HISTORIC MALDON DISTRICT: the ghostly legends of Creeksea Place

By The Editor

23rd May 2021 | Local News

Creaksea Place (courtesy of the owners)
Creaksea Place (courtesy of the owners)

A much-modified manor house close to Burnham-on-Crouch is the subject of rich legends concerning the Tudors.

Creeksea Place was built in 1569 by Sir Arthur Harris, who lived ca 1530-1597. He was High Sheriff of Essex in 1589, a Justice of the Peace, and a commissioner appointed in 1577 to investigate piracy along the Essex coast.

As built, Creeksea Place consisted of three (or possibly four) wings surrounding a courtyard. 1740 saw significant changes, with the South Wing demolished and a new range built on the foundations of the East Wing. London businessman William Rome owned the house in the 1900s and oversaw the building of a magnificent new South Wing.

In spite (perhaps because) of these changes, legends persist.

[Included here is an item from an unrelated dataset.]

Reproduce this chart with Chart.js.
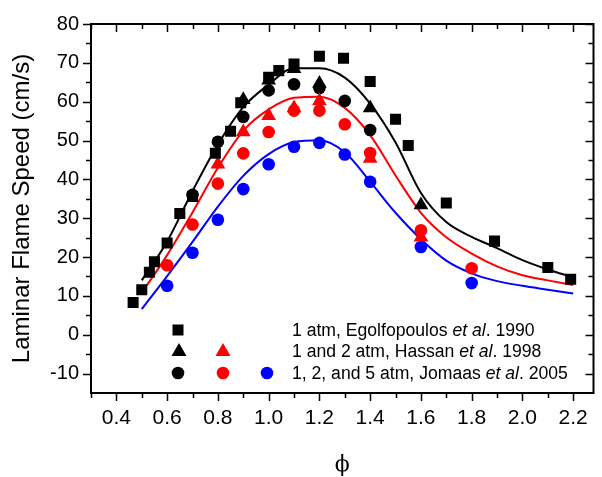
<!DOCTYPE html>
<html lang="en">
<head>
<meta charset="UTF-8">
<title>Laminar Flame Speed</title>
<script src="https://cdn.jsdelivr.net/npm/chart.js"></script>
<style>
  body { margin: 0; background: #fff; }
  .wrap { width: 602px; height: 477px; }
</style>
</head>
<body>
<div class="wrap"><canvas id="flameChart"></canvas></div>
<script>
// axis ticks
const xMajor = [0.4, 0.6, 0.8, 1.0, 1.2, 1.4, 1.6, 1.8, 2.0, 2.2];
const xMinor = [0.3, 0.5, 0.7, 0.9, 1.1, 1.3, 1.5, 1.7, 1.9, 2.1];
const yMajor = [-10, 0, 10, 20, 30, 40, 50, 60, 70, 80];
const yMinor = [-5, 5, 15, 25, 35, 45, 55, 65, 75];

// Egolfopoulos et al. 1990, 1 atm (squares)
const egolfPhi = [0.466, 0.5, 0.53, 0.55, 0.6, 0.65, 0.7, 0.79, 0.85, 0.89, 1.0, 1.04, 1.1, 1.2, 1.295, 1.4, 1.5, 1.55, 1.7, 1.89, 2.1, 2.19];
const egolfSpeed = [8.3, 11.6, 16.1, 18.8, 23.6, 31.2, 35.6, 46.7, 52.4, 59.7, 66.3, 68, 69.7, 71.7, 71.2, 65.2, 55.5, 48.7, 33.9, 24.1, 17.3, 14.3];

// Hassan et al. 1998 (triangles)
const hassan1Phi = [0.9, 1.0, 1.1, 1.2, 1.4, 1.6];
const hassan1Speed = [60.5, 65.5, 68.5, 64.7, 58.4, 33.4];
const hassan2Phi = [0.8, 0.9, 1.0, 1.1, 1.2, 1.4, 1.6];
const hassan2Speed = [43.9, 52.2, 56.4, 58.4, 60.2, 45.4, 25.1];

// Jomaas et al. 2005 (circles)
const jomaas1Phi = [0.7, 0.8, 0.9, 1.0, 1.1, 1.2, 1.3, 1.4];
const jomaas1Speed = [36, 49.7, 56.1, 62.9, 64.5, 63.5, 60.2, 52.7];
const jomaas2Phi = [0.6, 0.7, 0.8, 0.9, 1.0, 1.1, 1.2, 1.3, 1.4, 1.6, 1.8];
const jomaas2Speed = [17.9, 28.4, 38.9, 46.7, 52.2, 57.7, 57.7, 54.2, 46.8, 26.9, 17.1];
const jomaas5Phi = [0.6, 0.7, 0.8, 0.9, 1.0, 1.1, 1.2, 1.3, 1.4, 1.6, 1.8];
const jomaas5Speed = [12.6, 21.1, 29.6, 37.5, 43.9, 48.4, 49.4, 46.4, 39.4, 22.6, 13.3];

// model curves at 1, 2 and 5 atm
const modelPhi = [0.5, 0.6, 0.7, 0.8, 0.9, 1.0, 1.1, 1.2, 1.3, 1.4, 1.5, 1.6, 1.7, 1.8, 1.9, 2.0, 2.1, 2.2];
const model1 = [14, 24, 37, 49, 58.6, 64.4, 68.6, 68.6, 66.2, 59.5, 49.5, 36.5, 29, 25.2, 22.3, 19.2, 16.8, 14.8];
const model2 = [10.8, 20.5, 31.5, 43, 52.5, 58, 61, 61.3, 58.4, 51.4, 41, 31.4, 25.1, 20.9, 17.6, 15.3, 14, 12.8];
const model5 = [6.6, 15.1, 23.9, 33, 40.9, 46.5, 49.6, 50.1, 47, 39.4, 31.4, 24.6, 19.1, 15.8, 13.8, 12.6, 11.6, 10.6];

const legendRows = [
  ['1 atm, Egolfopoulos ', 'et al', '. 1990'],
  ['1 and 2 atm, Hassan ', 'et al', '. 1998'],
  ['1, 2, and 5 atm, Jomaas ', 'et al', '. 2005']
];

const BLACK = '#000000', RED = '#ff0000', BLUE = '#0000ff';
const FONT = "'Liberation Sans', Arial, sans-serif";

function pts(xs, ys) { return xs.map((x, i) => ({ x: x, y: ys[i] })); }

function markers(xs, ys, style, color, r) {
  return { data: pts(xs, ys), pointStyle: style, pointRadius: r, backgroundColor: color,
           borderColor: color, borderWidth: 0, showLine: false, order: 1 };
}
function curve(ys, color) {
  return { data: pts(modelPhi, ys), showLine: true, borderColor: color, borderWidth: 2,
           pointRadius: 0, cubicInterpolationMode: 'monotone', fill: false, order: 5 };
}

function shape(ctx, kind, x, y, color) {
  ctx.fillStyle = color;
  ctx.beginPath();
  if (kind === 'rect') ctx.rect(x - 5.5, y - 5.5, 11, 11);
  else if (kind === 'triangle') { ctx.moveTo(x, y - 8); ctx.lineTo(x + 7.5, y + 5); ctx.lineTo(x - 7.5, y + 5); ctx.closePath(); }
  else ctx.arc(x, y, 6.3, 0, Math.PI * 2);
  ctx.fill();
}

const framePlugin = {
  id: 'frame',
  afterDatasetsDraw(chart) {
    const { ctx, chartArea: a, scales: { x, y } } = chart;
    ctx.save();
    ctx.strokeStyle = '#000';
    ctx.lineWidth = 2;
    ctx.strokeRect(a.left, a.top, a.right - a.left, a.bottom - a.top);
    ctx.lineWidth = 1.5;
    ctx.beginPath();
    const tx = (v, len) => {
      const p = Math.round(x.getPixelForValue(v)) + 0.5;
      ctx.moveTo(p, a.bottom); ctx.lineTo(p, a.bottom + len);
      ctx.moveTo(p, a.top); ctx.lineTo(p, a.top + len);
    };
    const ty = (v, len) => {
      const p = Math.round(y.getPixelForValue(v)) + 0.5;
      ctx.moveTo(a.left, p); ctx.lineTo(a.left - len, p);
      ctx.moveTo(a.right, p); ctx.lineTo(a.right - len, p);
    };
    xMajor.forEach(v => tx(v, 8)); xMinor.forEach(v => tx(v, 5));
    yMajor.forEach(v => ty(v, 8)); yMinor.forEach(v => ty(v, 5));
    ctx.stroke();

    // legend
    const rowY = [330, 351, 373];
    shape(ctx, 'rect', 178, rowY[0], BLACK);
    shape(ctx, 'triangle', 179, rowY[1], BLACK);
    shape(ctx, 'triangle', 223, rowY[1], RED);
    shape(ctx, 'circle', 178, rowY[2], BLACK);
    shape(ctx, 'circle', 223, rowY[2], RED);
    shape(ctx, 'circle', 267, rowY[2], BLUE);
    ctx.fillStyle = '#000';
    ctx.textBaseline = 'middle';
    ctx.textAlign = 'left';
    legendRows.forEach((row, i) => {
      let cx = 292;
      row.forEach((part, j) => {
        ctx.font = (j === 1 ? 'italic ' : '') + '17.6px ' + FONT;
        ctx.fillText(part, cx, rowY[i] + 1);
        cx += ctx.measureText(part).width;
      });
    });
    ctx.restore();
  }
};

new Chart(document.getElementById('flameChart'), {
  type: 'scatter',
  data: {
    datasets: [
      markers(egolfPhi, egolfSpeed, 'rect', BLACK, 7.8),
      markers(hassan1Phi, hassan1Speed, 'triangle', BLACK, 8.5),
      markers(hassan2Phi, hassan2Speed, 'triangle', RED, 8.5),
      markers(jomaas1Phi, jomaas1Speed, 'circle', BLACK, 6.3),
      markers(jomaas2Phi, jomaas2Speed, 'circle', RED, 6.3),
      markers(jomaas5Phi, jomaas5Speed, 'circle', BLUE, 6.3),
      curve(model1, BLACK),
      curve(model2, RED),
      curve(model5, BLUE)
    ]
  },
  options: {
    responsive: true,
    maintainAspectRatio: false,
    animation: false,
    layout: { padding: { top: 14, right: 0, left: 0, bottom: 0 } },
    plugins: { legend: { display: false }, tooltip: { enabled: false } },
    scales: {
      x: {
        type: 'linear', min: 0.3, max: 2.28,
        afterBuildTicks: s => { s.ticks = xMajor.map(v => ({ value: v })); },
        afterFit: s => { s.height = 84; },
        grid: { display: false, drawTicks: false },
        border: { display: false },
        ticks: { color: '#000', padding: 13, font: { family: FONT, size: 21 },
                 maxRotation: 0, autoSkip: false, callback: v => v.toFixed(1) },
        title: { display: true, text: '\u03D5', color: '#000',
                 font: { family: "'DejaVu Serif', 'Liberation Serif', serif", size: 22, lineHeight: 1 },
                 padding: { top: 0, bottom: 1 } }
      },
      y: {
        min: -15, max: 80,
        afterBuildTicks: s => { s.ticks = yMajor.map(v => ({ value: v })); },
        afterFit: s => { s.width = 91; },
        grid: { display: false, drawTicks: false },
        border: { display: false },
        ticks: { color: '#000', padding: 12, font: { family: FONT, size: 20 }, autoSkip: false },
        title: { display: true, text: 'Laminar Flame Speed (cm/s)', color: '#000',
                 font: { family: FONT, size: 24, lineHeight: 1.2 },
                 padding: { top: 8, bottom: 0 } }
      }
    }
  },
  plugins: [framePlugin]
});
</script>
</body>
</html>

One is that the ghost of Anne Boleyn can be seen nearby, walking from an old cottage near the old Creeksea ferry. This is based on Creeksea having been her home – but as she died 33 years before it was built, it seems unlikely!

Another legend is that Queen Elizabeth met her troops here (presumably during the Armada crisis of August 1588). Allegedly, they marched under the Crouch through a ten-mile long tunnel connecting Creeksea with Rochford. Apart from the fact that no underground structures have been found apart from Tudor drains filled with oyster shells, this would seem an unlikely encounter when much stronger sources have Elizabeth addressing the troops at Tilbury, much further to the south-west.

Moving to the Jacobeans, there is the story of the Great Sword of Creeksea Place, which allegedly rested on a platform at the head of an oak spiral staircase, and would have allowed its owner to hold off attackers for hours. However, a modern owner of the house admitted to buying it in the 1960s as part of a job lot near Marble Arch.

We do know that Sir Henry Mildmay, keeper of the Crown Jewels for Charles I, owned the house having married into the Harris family. He was MP for Maldon several times, and supported Parliament in the Civil War. He was one of the Commissioners appointed to conduct the trial of Charles I, and it is claimed that he signed the death warrant, though more reliable sources show that he attended for at least one day but did not sign, which exempted him from the full fury of Charles II when he took the throne and pursued the "regicides". Nevertheless he was stripped of his knighthood and exiled.

Mildmay's tenure of the house is the subject of another ghost story: his bride was supposedly unhappy with the union and killed herself. Her ghost is supposed to have been seen wandering across the lawn down to the lakes.

Like many such houses, Creeksea had a chequered history in more recent times, having a spell as a boarding school (Lindisfarne College) and being requisitioned by the military in World War 2, when it was renamed "HMS Saint Matthew" and used for the training of marines and commandoes.

It is now in the hands of the Bertorelli family, and is a popular wedding venue, thankfully reopened after the Covid crisis. The family have spent much time and money restoring the estate to its original glory, interestingly with the help of modern-day American descendants of the Harris family.